Interestingly enough, skirt and jeans, jacket, top, and dress (Topic 2-5) all got separated into different topics. That’s similar to the structure of the departments (Bottoms, Jackets, Tops, and Dresses). So LDA was able to find this structure without any knowledge of the reviews belonging to specific departments. Words associated with the Intimates section (e.g. bra, chemise) did not show up and could imply underwears aren’t often showcased in the Trend department. Topic 1 consisted of words ‘love’, ‘fabric’, ‘wear’, ‘fit’, and ‘length’: these words can describe what customers loved (or didn’t love) about the product. The other words in each of the topics can inform me what words are grouped together with top or dress or skirt or jacket.

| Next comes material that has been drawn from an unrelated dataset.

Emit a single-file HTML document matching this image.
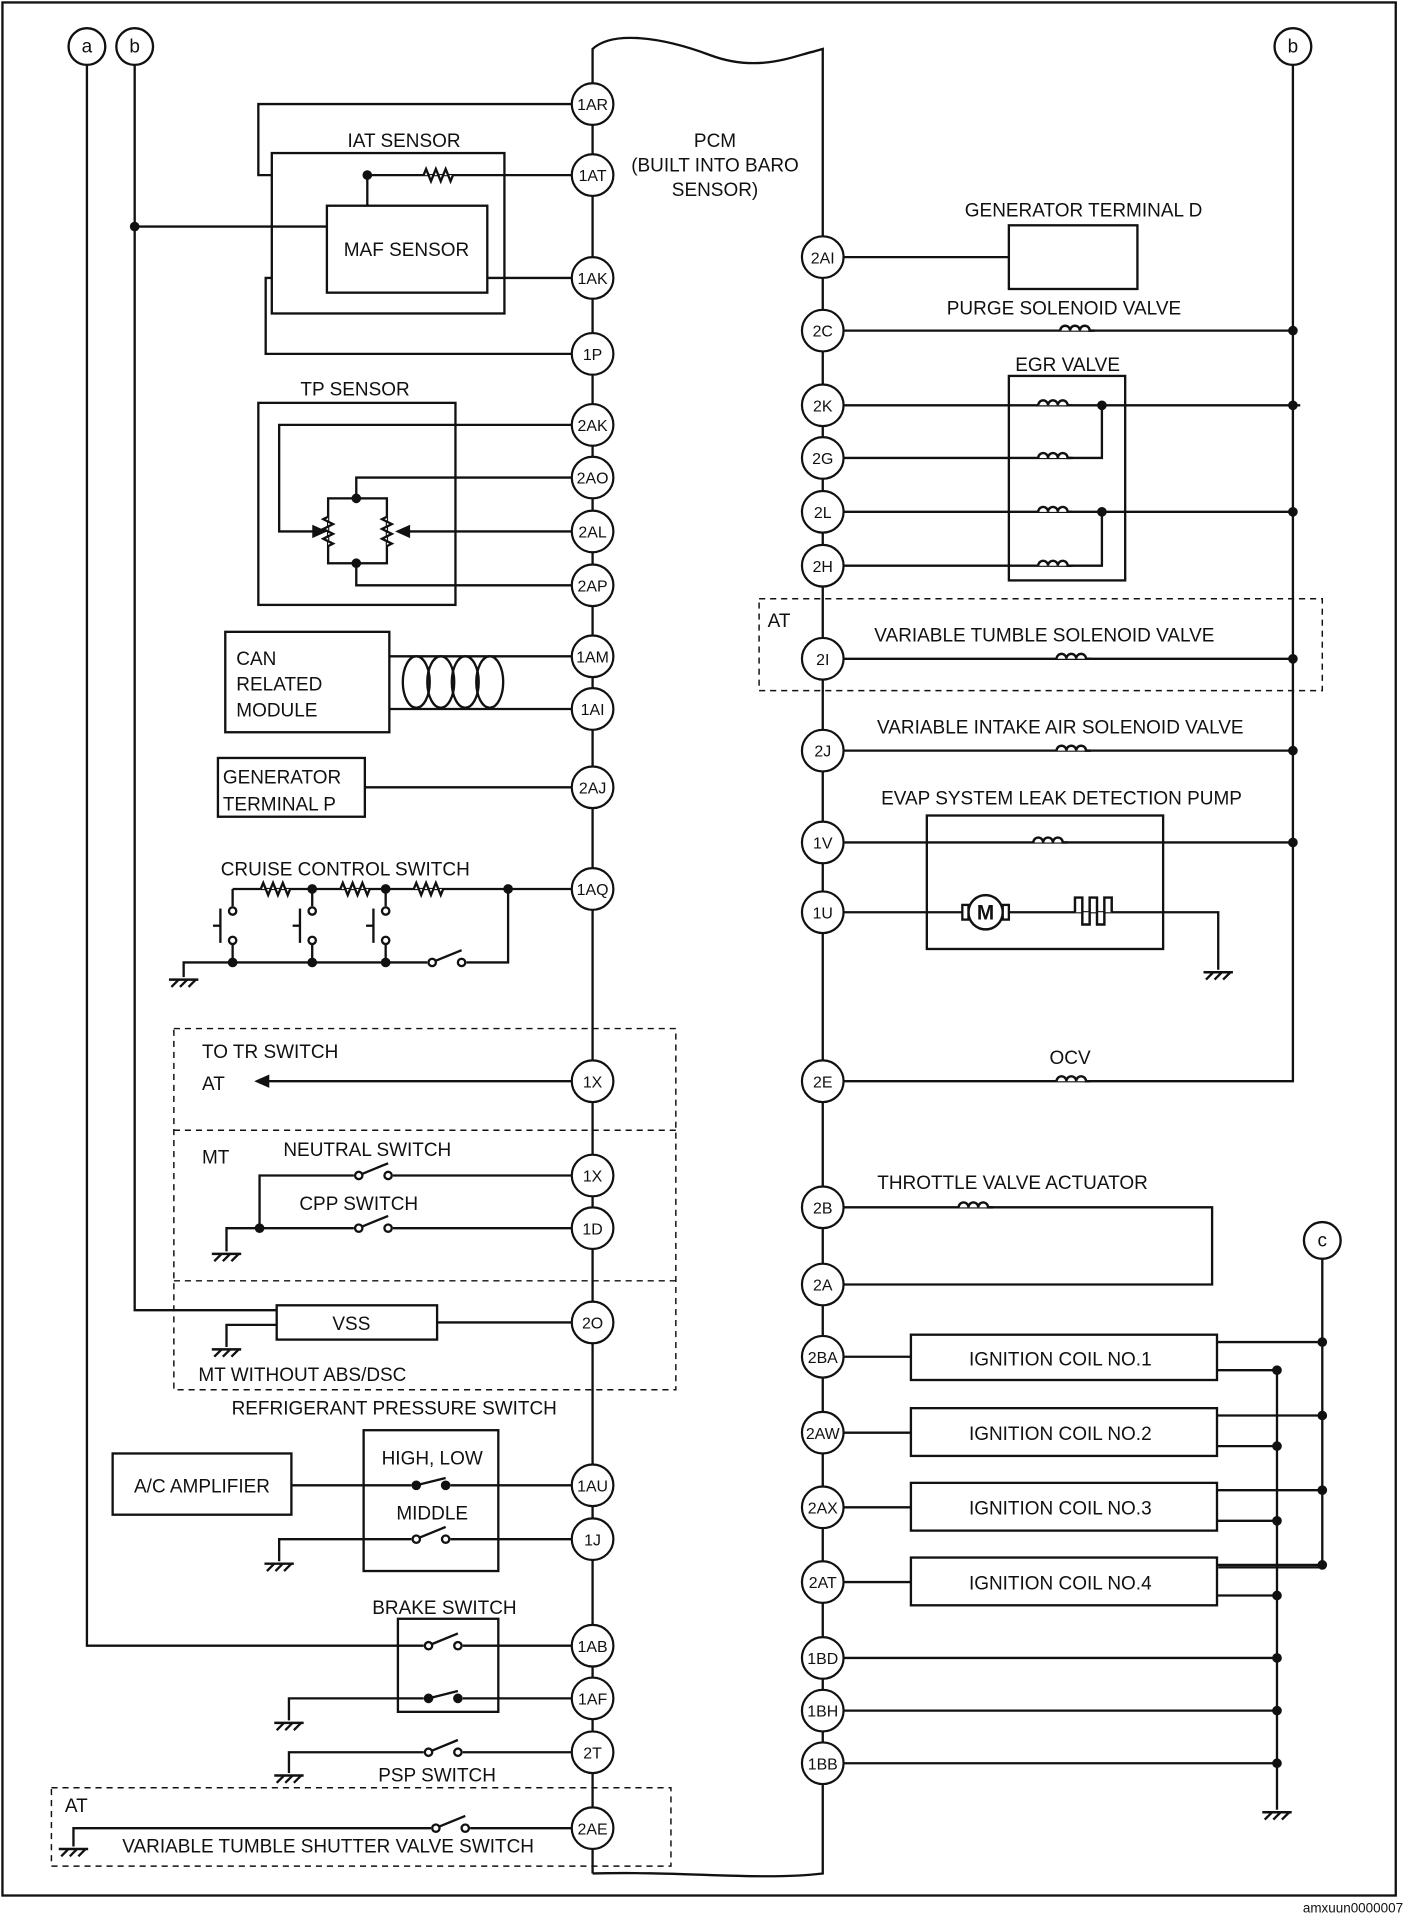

I think LDA would be useful in situations when you have unmarked reviews that have some inherent structure. In our case, the Trend department had a mixture of clothes from all the other departments. Without reading all of the reviews, I can use LDA to get a sense of the data. From this analysis I can see that the reviews focus on dress, tops, and skirts as well as jacket and jeans as well as words that are grouped with them.

Conclusion

The key takeaways from the above analysis of this dataset are:

By performing exploratory data analysis and bigram analysis, companies can focus on what works and what doesn’t. Knowing the demographics of the reviewers can inform marketing decisions (e.g. online advertisements on sites most accessed by 30 and 40 year olds). Selecting items that have flexible and comfortable fabric can lead to higher customer satisfaction. A higher number of positive reviews become a form of advertisement and can lead to higher sales.